_Written task_.
Select all lines in the records that include "this".
· · · · ·
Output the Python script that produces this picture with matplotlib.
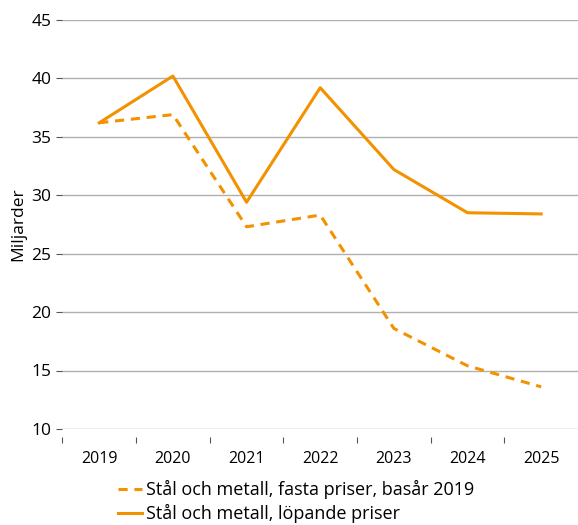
import matplotlib.pyplot as plt

plt.rcParams['font.family'] = ['Open Sans', 'DejaVu Sans']

years = ['2019', '2020', '2021', '2022', '2023', '2024', '2025']
fasta = [36.2, 36.9, 27.3, 28.3, 18.6, 15.4, 13.6]
lopande = [36.2, 40.2, 29.4, 39.2, 32.2, 28.5, 28.4]
orange = '#F39200'

fig = plt.figure(figsize=(5.78, 5.25), dpi=100)
ax = fig.add_axes([0.108, 0.183, 0.892, 0.779])

x = range(len(years))
ax.plot(x, fasta, color=orange, lw=2.2, ls=(0, (3, 2.2)), label='Stål och metall, fasta priser, basår 2019')
ax.plot(x, lopande, color=orange, lw=2.2, label='Stål och metall, löpande priser')

ax.set_ylim(10, 45)
ax.set_yticks(range(10, 50, 5))
ax.set_xlim(-0.5, 6.5)
ax.set_xticks(list(x))
ax.set_xticklabels(years)
ax.set_xticks([i - 0.5 for i in range(7)], minor=True)
ax.tick_params(axis='x', which='major', length=0, pad=10, labelsize=11.5)
ax.tick_params(axis='x', which='minor', length=4, width=0.8, color='#555555', direction='out')
ax.tick_params(axis='y', length=4, width=0.8, color='#555555', pad=4, labelsize=12.5)
ax.yaxis.grid(True, color='#b0b0b0', lw=1)
ax.set_axisbelow(True)
for s in ['top', 'right', 'left']:
    ax.spines[s].set_visible(False)
ax.spines['bottom'].set_position(('outward', 6))
ax.spines['bottom'].set_visible(False)
ax.set_ylabel('Miljarder', fontsize=12.5, labelpad=4)

fig.legend(loc='upper left', bbox_to_anchor=(0.205, 0.086), frameon=False,
           fontsize=13, handlelength=1.3, handletextpad=0.2, labelspacing=0.3,
           borderpad=0, borderaxespad=0)

fig.savefig('out.png', dpi=100)
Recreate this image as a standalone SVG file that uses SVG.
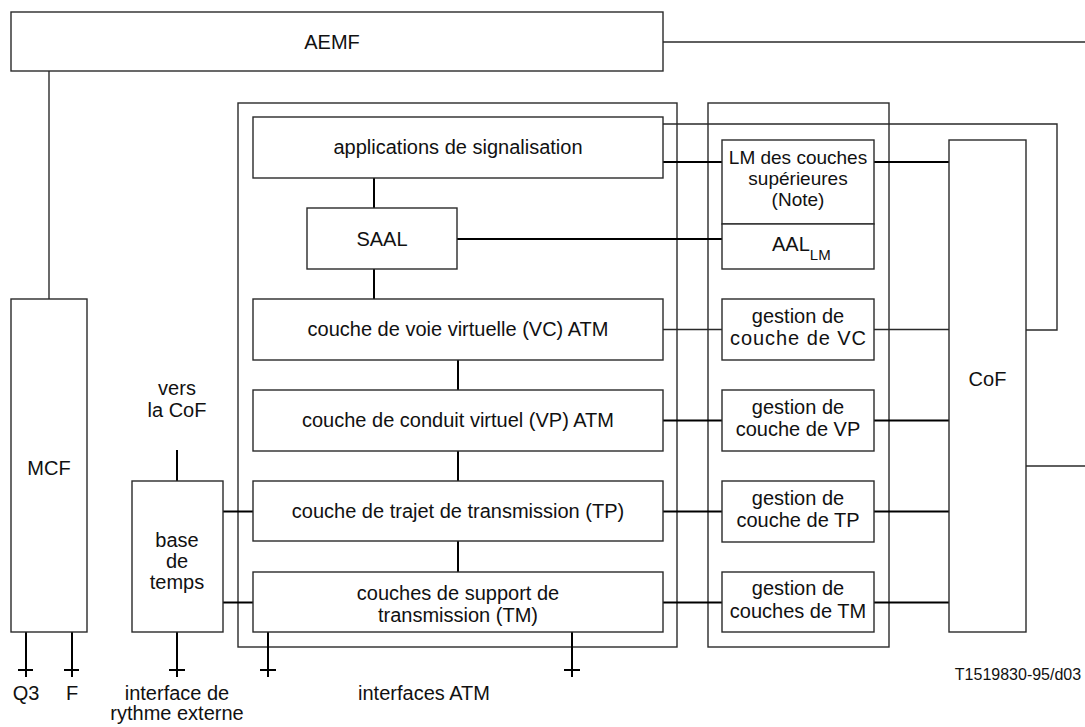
<svg xmlns="http://www.w3.org/2000/svg" width="1085" height="727" viewBox="0 0 1085 727">
  <style>
    .box { fill: #ffffff; stroke: #2a2a2a; stroke-width: 1.4; }
    .frame { fill: none; stroke: #2a2a2a; stroke-width: 1.4; }
    .thin { fill: none; stroke: #2a2a2a; stroke-width: 1.4; }
    .heavy { fill: none; stroke: #000000; stroke-width: 2; }
    text { font-family: "Liberation Sans", Arial, sans-serif; font-size: 20px; fill: #111111; text-anchor: middle; }
    .ref { font-size: 16px; }
    .sub { font-size: 15px; }
    .small { font-size: 19px; }
  </style>

  <!-- outer frames -->
  <g id="atm-frame"><rect class="frame" x="238" y="103" width="439" height="544"/></g>
  <g id="lm-frame"><rect class="frame" x="708" y="103" width="181" height="544"/></g>

  <!-- connectors -->
  <g id="connectors">
    <path class="thin" d="M663,42 H1085"/>
    <path class="thin" d="M49,71 V299"/>
    <path class="thin" d="M663,124 H1057 V330 H1026"/>
    <path class="heavy" d="M663,162 H722"/>
    <path class="heavy" d="M874,162 H949"/>
    <path class="heavy" d="M457,239 H722"/>
    <path class="heavy" d="M374,178 V208"/>
    <path class="heavy" d="M374,269 V299"/>
    <path class="heavy" d="M458,360 V390"/>
    <path class="heavy" d="M458,451 V481"/>
    <path class="heavy" d="M458,541 V572"/>
    <path class="thin" d="M663,329.5 H722"/>
    <path class="thin" d="M874,329.5 H949"/>
    <path class="heavy" d="M663,420.5 H722"/>
    <path class="heavy" d="M874,420.5 H949"/>
    <path class="heavy" d="M663,511.5 H722"/>
    <path class="heavy" d="M874,511.5 H949"/>
    <path class="heavy" d="M663,602.5 H722"/>
    <path class="heavy" d="M874,602.5 H949"/>
    <path class="thin" d="M1026,466 H1085"/>
    <path class="heavy" d="M223,511.5 H253"/>
    <path class="heavy" d="M223,602.5 H253"/>
    <path class="heavy" d="M177,450 V481"/>
    <!-- interface leads with terminal ticks -->
    <path class="heavy" d="M26,632 V677 M18,670 H33"/>
    <path class="heavy" d="M72,632 V677 M64,670 H79"/>
    <path class="heavy" d="M177,632 V677 M169,670 H185"/>
    <path class="heavy" d="M268,632 V677 M260,670 H276"/>
    <path class="heavy" d="M572,632 V677 M564,670 H580"/>
  </g>

  <g id="aemf">
    <rect class="box" x="11" y="12" width="652" height="59"/>
    <text x="332" y="49">AEMF</text>
  </g>

  <g id="mcf">
    <rect class="box" x="11" y="299" width="76" height="333"/>
    <text x="49" y="475">MCF</text>
  </g>

  <g id="base-temps">
    <rect class="box" x="132" y="481" width="91" height="151"/>
    <text x="177" y="547">base</text>
    <text x="177" y="568">de</text>
    <text x="177" y="588.5">temps</text>
  </g>

  <g id="applications">
    <rect class="box" x="253" y="117" width="410" height="61"/>
    <text x="458" y="154">applications de signalisation</text>
  </g>

  <g id="saal">
    <rect class="box" x="307" y="208" width="150" height="61"/>
    <text x="382" y="245.5">SAAL</text>
  </g>

  <g id="vc-layer">
    <rect class="box" x="253" y="299" width="410" height="61"/>
    <text x="458" y="336">couche de voie virtuelle (VC) ATM</text>
  </g>

  <g id="vp-layer">
    <rect class="box" x="253" y="390" width="410" height="61"/>
    <text x="458" y="427">couche de conduit virtuel (VP) ATM</text>
  </g>

  <g id="tp-layer">
    <rect class="box" x="253" y="481" width="410" height="60"/>
    <text x="458" y="518">couche de trajet de transmission (TP)</text>
  </g>

  <g id="tm-layer">
    <rect class="box" x="253" y="572" width="410" height="60"/>
    <text x="458" y="600">couches de support de</text>
    <text x="458" y="621.5">transmission (TM)</text>
  </g>

  <g id="lm-upper">
    <rect class="box" x="722" y="140" width="152" height="84"/>
    <text class="small" x="798" y="164">LM des couches</text>
    <text class="small" x="798" y="185">supérieures</text>
    <text class="small" x="798" y="205.5">(Note)</text>
  </g>

  <g id="aal-lm">
    <rect class="box" x="722" y="224" width="152" height="45"/>
    <text x="772" y="251" style="text-anchor:start">AAL<tspan class="sub" dy="9">LM</tspan></text>
  </g>

  <g id="vc-mgmt">
    <rect class="box" x="722" y="299" width="152" height="61"/>
    <text x="798" y="322.5">gestion de</text>
    <text x="798" y="345" textLength="136" lengthAdjust="spacing">couche de VC</text>
  </g>

  <g id="vp-mgmt">
    <rect class="box" x="722" y="390" width="152" height="61"/>
    <text x="798" y="413.5">gestion de</text>
    <text x="798" y="436">couche de VP</text>
  </g>

  <g id="tp-mgmt">
    <rect class="box" x="722" y="481" width="152" height="61"/>
    <text x="798" y="504.5">gestion de</text>
    <text x="798" y="527">couche de TP</text>
  </g>

  <g id="tm-mgmt">
    <rect class="box" x="722" y="572" width="152" height="60"/>
    <text x="798" y="595">gestion de</text>
    <text x="798" y="617.5">couches de TM</text>
  </g>

  <g id="cof">
    <rect class="box" x="949" y="140" width="77" height="492"/>
    <text x="987.5" y="386">CoF</text>
  </g>

  <!-- free labels -->
  <g id="labels">
    <text x="177" y="395">vers</text>
    <text x="177" y="416.5">la CoF</text>
    <text x="26" y="700">Q3</text>
    <text x="72" y="700">F</text>
    <text x="177" y="699.5">interface de</text>
    <text x="177" y="720">rythme externe</text>
    <text x="424" y="700">interfaces ATM</text>
    <text class="ref" x="1018" y="680">T1519830-95/d03</text>
  </g>
</svg>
· · · · ·
_Problem solution_.
Output the Python script that produces this picture with matplotlib.
Recreate this image as a standalone SVG file that uses SVG.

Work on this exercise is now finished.